While some of us might be getting tired of seeing huge, corporate, multinational money-making machines with dubious ethics trying to persuade us they’re wholesome and ethically cuddle-worthy, the fact that these brands and organisations want to tap into the visual language of folk art-influenced illustration is, obviously, great news for the illustrators (and their agents) whose work fits the bill. One such artist is Sanna Annukka who is represented by Big Active. “Sanna’s definitely one of our most in-demand artists at present,” affirms Burne. “Part of her appeal is the fact that the work suggests wholesomeness. Her work is decorative and this opens it up to be applied to homewares, prints and crafts. However, her work can also convey narrative and so she is often approached by companies wanting to ‘green’ themselves up,” he continues.

But while advertisers may have cynical motivations for tapping into the folk trend, its foremost practitioners are referencing something that has personal significance. “I’m really proud of my Finnish heritage,” says Annukka, who spent her childhood summers in Finland. “Finnish landscapes, nature, wildlife, culture and folklore are huge influences on my work.”

“I grew up reading Finland’s national epic, The Kalevala, a collection of mad songs depicting heroic tales of adventure,” she continues. “I knew from a young age that The Kalevala would be a core theme in my work and I based my collection for Finnish textile/fashion company Marimekko on some of my favourite stories within it. What I like doing as an illustrator is depicting old folklore in a modern, refreshed way. My Marimekko patterns mean people can own colourful vibrant depictions of Finnish folklore in their very own homes. I love that.”

Annukka is not the only young illustrator with roots in genuine folk traditions. Helsinki-based Janine Rewell, represented by Agent Pekka, cites Slavic folk art among her top influences. UK-based illustrator Stuart Kolakovic (repped by Heart), on the other hand, became interested in eastern European folk art because of his ancestry: his grandfather was Serbian, his grandmother Ukrainian. “I’m as interested in European and Russian folklore as much as I am in its aesthetic and I’m currently working on a comic book, Lichen, which is based loosely around Saami reindeer herding culture and its ancient animistic beliefs,” he says. “The way I use flat and limited colour palettes, texture and pattern design, initially inspired by European folk art, has gone on to greatly influence all aspects of my work and not just the obviously ‘folky’ pieces.”

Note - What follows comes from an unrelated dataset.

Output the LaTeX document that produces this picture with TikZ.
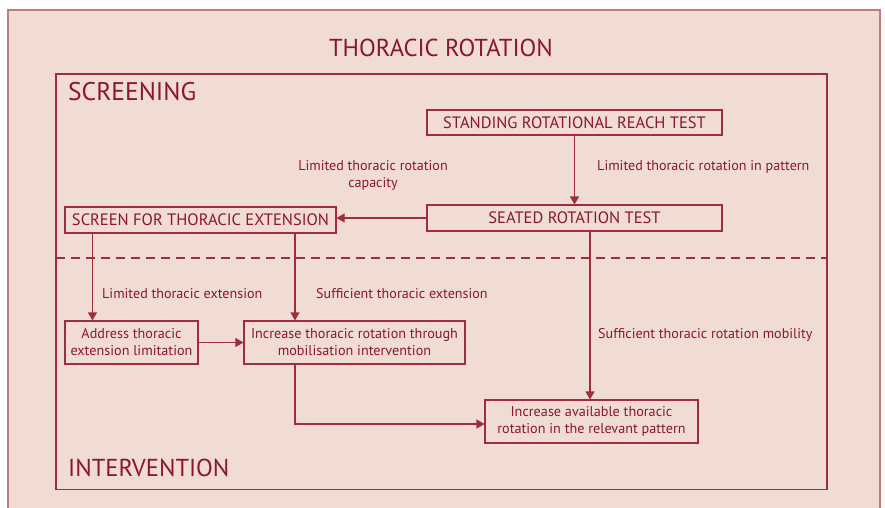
\documentclass[tikz,border=0pt]{standalone}
\usepackage{fontspec}
\setmainfont{PT Sans}
\usetikzlibrary{arrows.meta}
\definecolor{bgpink}{HTML}{F0DBD5}
\definecolor{outerred}{HTML}{C47B77}
\definecolor{dred}{HTML}{8A1828}
\definecolor{boxred}{HTML}{9E2F3A}
\tikzset{
  every node/.style={text=dred},
  box/.style={draw=boxred, line width=1.1pt, fill=none, inner sep=0pt, align=center, font=\fontsize{14.2}{17}\selectfont},
  capbox/.style={draw=boxred, line width=1.1pt, inner sep=0pt, font=\fontsize{16.5}{18}\selectfont},
  lbl/.style={font=\fontsize{14.1}{17}\selectfont, align=center, inner sep=0pt},
  conn/.style={draw=boxred, line width=1.1pt, -{Triangle[length=8pt,width=9pt]}},
  big/.style={font=\fontsize{24.5}{26}\selectfont},
}
\begin{document}
\begin{tikzpicture}[x=1pt,y=-1pt]
\useasboundingbox (0,0) rectangle (885,508);
\clip (0,0) rectangle (885,508);
\fill[white] (0,0) rectangle (885,508);
\draw[fill=bgpink, draw=outerred, line width=2pt] (7.5,10) rectangle (879.5,530);
\draw[draw=boxred, line width=1.1pt] (56,74) rectangle (827,489.5);
\node[big] (title) at (441,48) {THORACIC ROTATION};
\node[big, font=\fontsize{25.5}{26}\selectfont, anchor=west, inner sep=0pt] (scr) at (68,92) {SCREENING};
\node[big, anchor=west, inner sep=0pt] (int) at (68,468) {INTERVENTION};
\draw[boxred, line width=1.6pt, dash pattern=on 9pt off 6pt] (56,258) -- (827,258);

\node[capbox, minimum width=295pt, minimum height=25pt] (stand) at (574.5,122.5) {STANDING ROTATIONAL REACH TEST};
\node[capbox, minimum width=295pt, minimum height=26pt] (seat) at (574.5,218) {SEATED ROTATION TEST};
\node[capbox, minimum width=271pt, minimum height=26pt] (ext) at (200.5,220) {SCREEN FOR THORACIC EXTENSION};
\node[box, minimum width=133pt, minimum height=43pt] (addr) at (131.5,342.5) {Address thoracic\\extension limitation};
\node[box, minimum width=221pt, minimum height=43pt] (mob) at (354.5,342.5) {Increase thoracic rotation through\\mobilisation intervention};
\node[box, minimum width=213pt, minimum height=43pt] (avail) at (591.5,421.5) {Increase available thoracic\\rotation in the relevant pattern};

\coordinate (c1) at (295,424);
\draw[conn] (stand) -- (seat);
\draw[conn] (seat.west) -- (ext.east |- seat.west);
\draw[conn] (ext.south -| addr.west) ++(28,0) coordinate (e1) -- (e1 |- addr.north);
\draw[conn] (ext.south -| c1) -- (c1 |- mob.north);
\draw[conn] (addr) -- (mob);
\draw[conn] (seat.south -| avail.center) ++(-1.5,0) coordinate (s1) -- (s1 |- avail.north);
\draw[conn] (mob.south -| c1) -- (c1) -- (avail.west |- c1);

\node[lbl] (l1) at (373,175.5) {Limited thoracic rotation\\capacity};
\node[lbl, anchor=west] (l2) at (597,167) {Limited thoracic rotation in pattern};
\node[lbl, anchor=west] (l3) at (102,294) {Limited thoracic extension};
\node[lbl, anchor=west] (l4) at (316,294) {Sufficient thoracic extension};
\node[lbl, anchor=west] (l5) at (598,335) {Sufficient thoracic rotation mobility};
\end{tikzpicture}
\end{document}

So are clients actually asking for ‘folk’ in their briefs to illustrators? “Not really,” says Burne. “‘Folk’ is still a dirty word – no-one at an ad agency says ‘we want someone folky’. Actually, I’ve yet to hear an expression that sums up this kind of phenomenon succinctly and appropriately. ‘Homespun’ and ‘wholesome’ are what I usually hear.”

They might not mention the f-word, but the illustrators that do the work know when to turn up the folk. “I’d say about half of the commissions I get are from art directors wanting something to do with an eastern European aesthetic or ‘nature’,” says Kolakovic. “It’s romantic – kind of like a grown-up Disney vision of how we should look at and live with nature.”

No doubt the trend wheel will turn again soon, but, for now, it’s all about the folk.